How can we call ourselves compassionate citizens or Christians when we walk past the freezing homeless with our Christmas shopping in hand?
At the beginning of this month, a statue was unveiled in Glasgow of a homeless Jesus laying across a city centre bench. This follows several copies of the statue being displayed throughout the world – from Texas to Rome to Chennai in India. Artist Timothy Schmalz was inspired to create the sculpture by a passage from the Gospel of Mark in which Jesus says, “Truly I tell you, whatever you did for one of the least of these brothers and sisters of mine, you did for me.” Around thirty thousand people are homeless in Scotland as we look forward to Christmas and the statue’s £25,000 price tag is leaving some people asking if this a practical use of money that otherwise could have gone to homelessness charities.
The statue was installed by a group of churches, faith groups and charities in order to raise awareness of homelessness in the city. Anyone who, like myself, has walked from Glasgow Central Station to Buchanan Subway Station in the morning while hurrying to get to university will have undoubtedly walked past a group of homeless people who have taken shelter under a row of empty shops. On the night before I wrote this article, the temperature dropped to -6oC. The Christian organisation, City Mission, has opened a winter night shelter for the homeless of Glasgow, which is just one of the many, many projects run by Christian groups throughout Glasgow and Scotland as a whole. Another such organisation is the Wayside Club; a Catholic group that provides food, emergency clothes and sleeping bags, access to showers and a place to pray if a person wants to. This group is open to the homeless every evening throughout the week and on Saturdays.

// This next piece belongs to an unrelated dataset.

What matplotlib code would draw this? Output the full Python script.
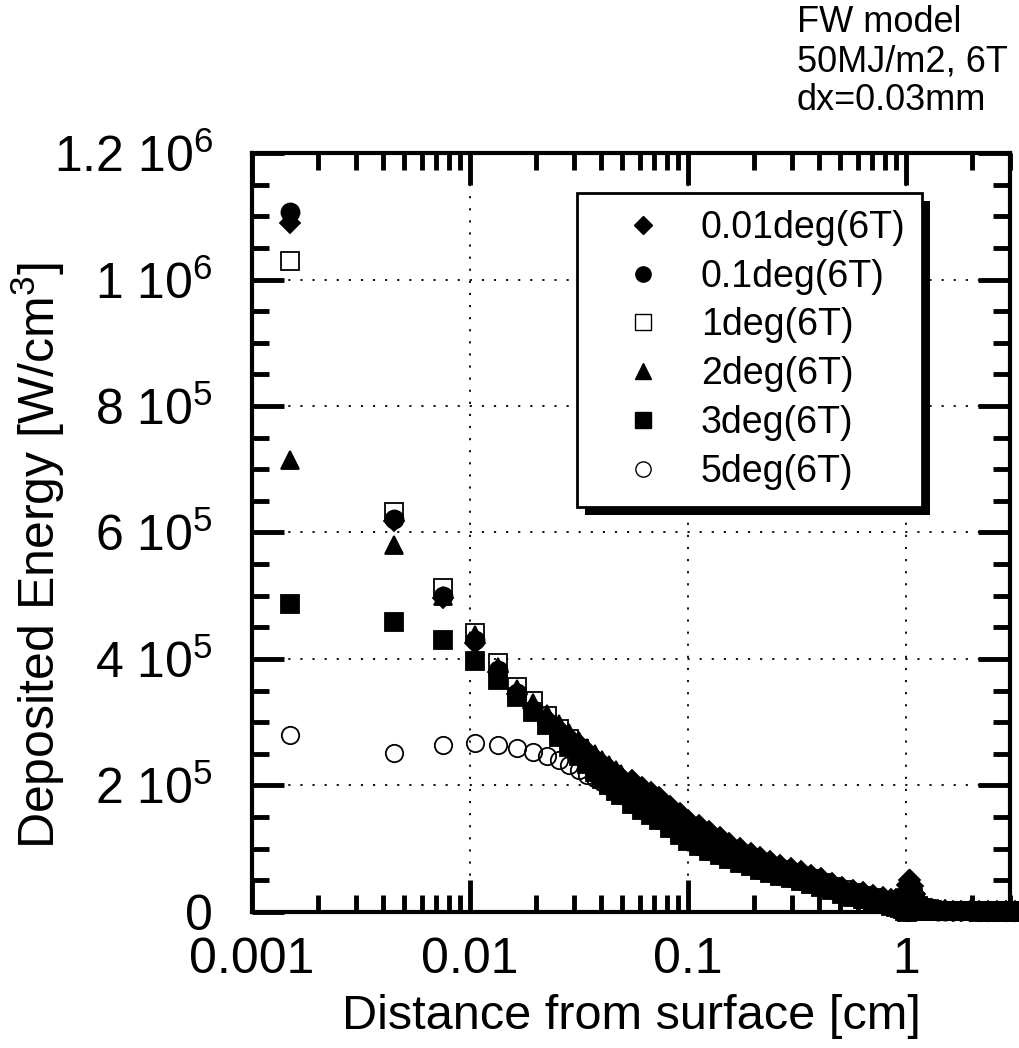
import numpy as np
import matplotlib
matplotlib.use("Agg")
import matplotlib.pyplot as plt
from matplotlib.lines import Line2D
from matplotlib.patches import Rectangle
from matplotlib.transforms import IdentityTransform
from matplotlib.ticker import MultipleLocator, NullFormatter, LogLocator

plt.rcParams['font.family'] = ['Liberation Sans', 'DejaVu Sans']
plt.rcParams['mathtext.default'] = 'regular'

# depth grid (cm), first points are resolved one by one
head_depth = [0.0015, 0.0045, 0.0075, 0.0105, 0.0135, 0.0165, 0.0195, 0.0225, 0.0255,
              0.0285, 0.0315, 0.0345, 0.0375, 0.0405, 0.0435, 0.0465, 0.0495]
# deeper part, where the markers merge into a band
tail_depth = [0.0555, 0.0615, 0.0675, 0.0735, 0.0825, 0.0915, 0.1005, 0.1125, 0.1245,
              0.1395, 0.1545, 0.1725, 0.1935, 0.2145, 0.2385, 0.2655, 0.2955, 0.3285,
              0.3675, 0.4095, 0.4575, 0.5085, 0.5685, 0.6345, 0.7065, 0.7845, 0.8505,
              0.9045, 0.9405, 0.9705, 0.9945, 1.0125, 1.0305, 1.0485, 1.0725, 1.1025,
              1.1385, 1.1865, 1.2465, 1.3185, 1.4085, 1.5165, 1.6425, 1.7925, 1.9605,
              2.1525, 2.3685, 2.6085, 2.8725, 3.1605, 3.3825]

# deposited energy, units of 1e6 W/cm3
e_001deg_head = [1.090, 0.618, 0.496, 0.425, 0.380, 0.345, 0.322, 0.305, 0.290,
                 0.277, 0.265, 0.254, 0.244, 0.235, 0.227, 0.220, 0.213]
e_01deg_head = [1.107, 0.622, 0.499, 0.430, 0.383, 0.346, 0.320, 0.298, 0.279,
                0.264, 0.250, 0.237, 0.226, 0.216, 0.207, 0.199, 0.194]
e_1deg_head = [1.029, 0.632, 0.512, 0.441, 0.394, 0.356, 0.333, 0.310, 0.290,
               0.273, 0.258, 0.244, 0.232, 0.221, 0.211, 0.202, 0.195]
e_2deg_head = [0.715, 0.580, 0.500, 0.438, 0.387, 0.352, 0.330, 0.313, 0.297,
               0.283, 0.270, 0.259, 0.249, 0.240, 0.232, 0.225, 0.218]
e_3deg_head = [0.487, 0.458, 0.430, 0.397, 0.367, 0.340, 0.316, 0.295, 0.277,
               0.261, 0.247, 0.234, 0.222, 0.211, 0.201, 0.192, 0.185]
e_5deg_head = [0.280, 0.251, 0.264, 0.267, 0.264, 0.259, 0.253, 0.247, 0.240,
               0.232, 0.224, 0.217, 0.212, 0.206, 0.199, 0.192, 0.185]

tail_high = [0.208, 0.198, 0.189, 0.181, 0.168, 0.157, 0.146, 0.137, 0.128,
             0.118, 0.109, 0.101, 0.094, 0.087, 0.081, 0.075, 0.070, 0.065,
             0.059, 0.053, 0.046, 0.040, 0.035, 0.031, 0.027, 0.024, 0.021,
             0.020, 0.019, 0.019, 0.025, 0.042, 0.051, 0.050, 0.041, 0.029,
             0.018, 0.010, 0.006, 0.004, 0.003, 0.003, 0.002, 0.002, 0.002,
             0.002, 0.001, 0.001, 0.001, 0.001, 0.001]
tail_mid = [0.190, 0.180, 0.171, 0.163, 0.151, 0.140, 0.129, 0.121, 0.113,
            0.104, 0.097, 0.090, 0.083, 0.077, 0.071, 0.066, 0.062, 0.057,
            0.052, 0.046, 0.040, 0.035, 0.030, 0.026, 0.022, 0.018, 0.015,
            0.014, 0.012, 0.012, 0.014, 0.022, 0.026, 0.026, 0.022, 0.016,
            0.010, 0.006, 0.004, 0.003, 0.002, 0.002, 0.002, 0.001, 0.001,
            0.001, 0.001, 0.001, 0.001, 0.001, 0.001]
tail_low = [0.171, 0.161, 0.153, 0.145, 0.133, 0.122, 0.112, 0.104, 0.097,
            0.090, 0.084, 0.078, 0.072, 0.067, 0.062, 0.057, 0.053, 0.049,
            0.044, 0.039, 0.034, 0.029, 0.024, 0.020, 0.016, 0.012, 0.009,
            0.008, 0.006, 0.004, 0.002, 0.000, 0.001, 0.002, 0.002, 0.002,
            0.001, 0.001, 0.001, 0.001, 0.001, 0.001, 0.001, 0.001, 0.001,
            0.000, 0.000, 0.000, 0.000, 0.000, 0.000]

labels = ["0.01deg(6T)", "0.1deg(6T)", "1deg(6T)", "2deg(6T)", "3deg(6T)", "5deg(6T)"]
heads = [e_001deg_head, e_01deg_head, e_1deg_head, e_2deg_head, e_3deg_head, e_5deg_head]
tails = [tail_high, tail_mid, tail_mid, tail_high, tail_low, tail_low]
markers = ['D', 'o', 's', '^', 's', 'o']
filled = [True, True, False, True, True, False]
msizes = [10, 13, 12.5, 12.5, 13, 12.5]

x_ticks = [0.001, 0.01, 0.1, 1]
x_tick_labels = ["0.001", "0.01", "0.1", "1"]
y_ticks = [0, 2e5, 4e5, 6e5, 8e5, 1e6, 1.2e6]
y_tick_labels = ["0", "2 10$^5$", "4 10$^5$", "6 10$^5$", "8 10$^5$", "1 10$^6$", "1.2 10$^6$"]
note_lines = ["FW model", "50MJ/m2, 6T", "dx=0.03mm"]

fig = plt.figure(figsize=(10.2, 10.48), dpi=100)
ax = fig.add_axes([0.2471, 0.1298, 0.7431, 0.7242])

depth = np.array(head_depth + tail_depth)
for lab, h, t, m, f, ms in zip(labels, heads, tails, markers, filled, msizes):
    energy = np.array(h + t) * 1e6
    ax.plot(depth, energy, linestyle='none', marker=m, markersize=ms,
            markerfacecolor='black' if f else 'none', markeredgecolor='black',
            markeredgewidth=1.3, clip_on=False, zorder=3)

ax.set_xscale('log')
ax.set_xlim(0.001, 3)
ax.set_ylim(0, 1.2e6)
ax.set_xticks(x_ticks)
ax.set_xticklabels(x_tick_labels)
ax.xaxis.set_minor_locator(LogLocator(base=10, subs=np.arange(2, 10)))
ax.xaxis.set_minor_formatter(NullFormatter())
ax.set_yticks(y_ticks)
ax.set_yticklabels(y_tick_labels)
ax.yaxis.set_minor_locator(MultipleLocator(5e4))

ax.tick_params(which='both', direction='in', top=True, right=True, width=3.5, color='black')
ax.tick_params(which='major', length=23, labelsize=36)
ax.tick_params(axis='x', which='major', pad=18)
ax.tick_params(axis='y', which='major', pad=28)
ax.tick_params(which='minor', length=12)
for sp in ax.spines.values():
    sp.set_linewidth(3)

ax.grid(True, which='major', color='black', linestyle=(0, (1.2, 5.5)), linewidth=1.3, zorder=1)
ax.set_axisbelow(True)

ax.set_xlabel("Distance from surface [cm]", fontsize=35, labelpad=8)
ax.set_ylabel("Deposited Energy [W/cm$^3$]", fontsize=36)
ax.yaxis.set_label_coords(-0.244, 0.47)

handles = []
for lab, m, f in zip(labels, markers, filled):
    handles.append(Line2D([], [], linestyle='none', marker=m, markersize=11 if m != 'D' else 9,
                          markerfacecolor='black' if f else 'white',
                          markeredgecolor='black', markeredgewidth=1.0, label=lab))
leg = ax.legend(handles=handles, loc='upper left', bbox_to_anchor=(577 / 1020, 1 - 193 / 1048),
                bbox_transform=fig.transFigure, fontsize=27, frameon=True, fancybox=False,
                edgecolor='black', borderaxespad=0, borderpad=0.45, handlelength=2.6,
                handletextpad=0.25, labelspacing=0.34)
leg.get_frame().set_linewidth(2)
leg.get_frame().set_alpha(1)
leg.set_zorder(6)

for i, line in enumerate(note_lines):
    fig.text(797 / 1020, 1 - (23 + 38.5 * i) / 1048, line, fontsize=26, ha='left', va='center')

# black drop shadow behind the legend box
fig.canvas.draw()
bb = leg.get_frame().get_window_extent()
shadow = Rectangle((bb.x0 + 8, bb.y0 - 8), bb.width, bb.height, transform=IdentityTransform(),
                   facecolor='black', edgecolor='none', zorder=5.5, clip_on=False)
ax.add_artist(shadow)

fig.savefig("out.png", dpi=100, facecolor='white')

Of course, there are several charitable groups that do amazing work in the towns and cities of Scotland, but these two groups exemplify what it means to be inspired by faith and their compassion for people less fortunate than themselves. Are these hard working groups going to solve the homelessness crisis in Scotland and beyond? Probably not, but it is not their job to. It should be the job of governments to solve the crisis, and maybe if our politicians were as inspired as these hard working groups then the problem would’ve been solved.
The reasons for homelessness are complex and numerous. But it is a damning indictment of our culture and society in the sixth largest economy in the world that we prefer to spend our money making celebrities richer from eating insects in the Australian outback than helping society’s most vulnerable. While we spend hundreds upon hundreds on Christmas presents, our fellow Scots and Brits are facing sub-zero temperatures as they sleep.
And this is what the statue aims to change. This statue is about a constant, painful reminder. How can we walk past freezing homeless people while Christmas shopping or commuting and call ourselves compassionate citizens or, even for some of us, Christians? It was the leaders of the faith groups and other groups who raised the funds to install this statue. They look at our culture and see the plight of those less fortunate than us and act. They feed the hungry and give shelter to the homeless, and they want us to do that too. If only one in every 82 households in Scotland invited a homeless person to spend Christmas there, there would be no one sleeping rough on our streets this Christmas.
To those who are complaining about these charitable groups spending money on the statue to change our attitudes towards the homeless, I would ask, “what are you doing for the homeless this Christmas?”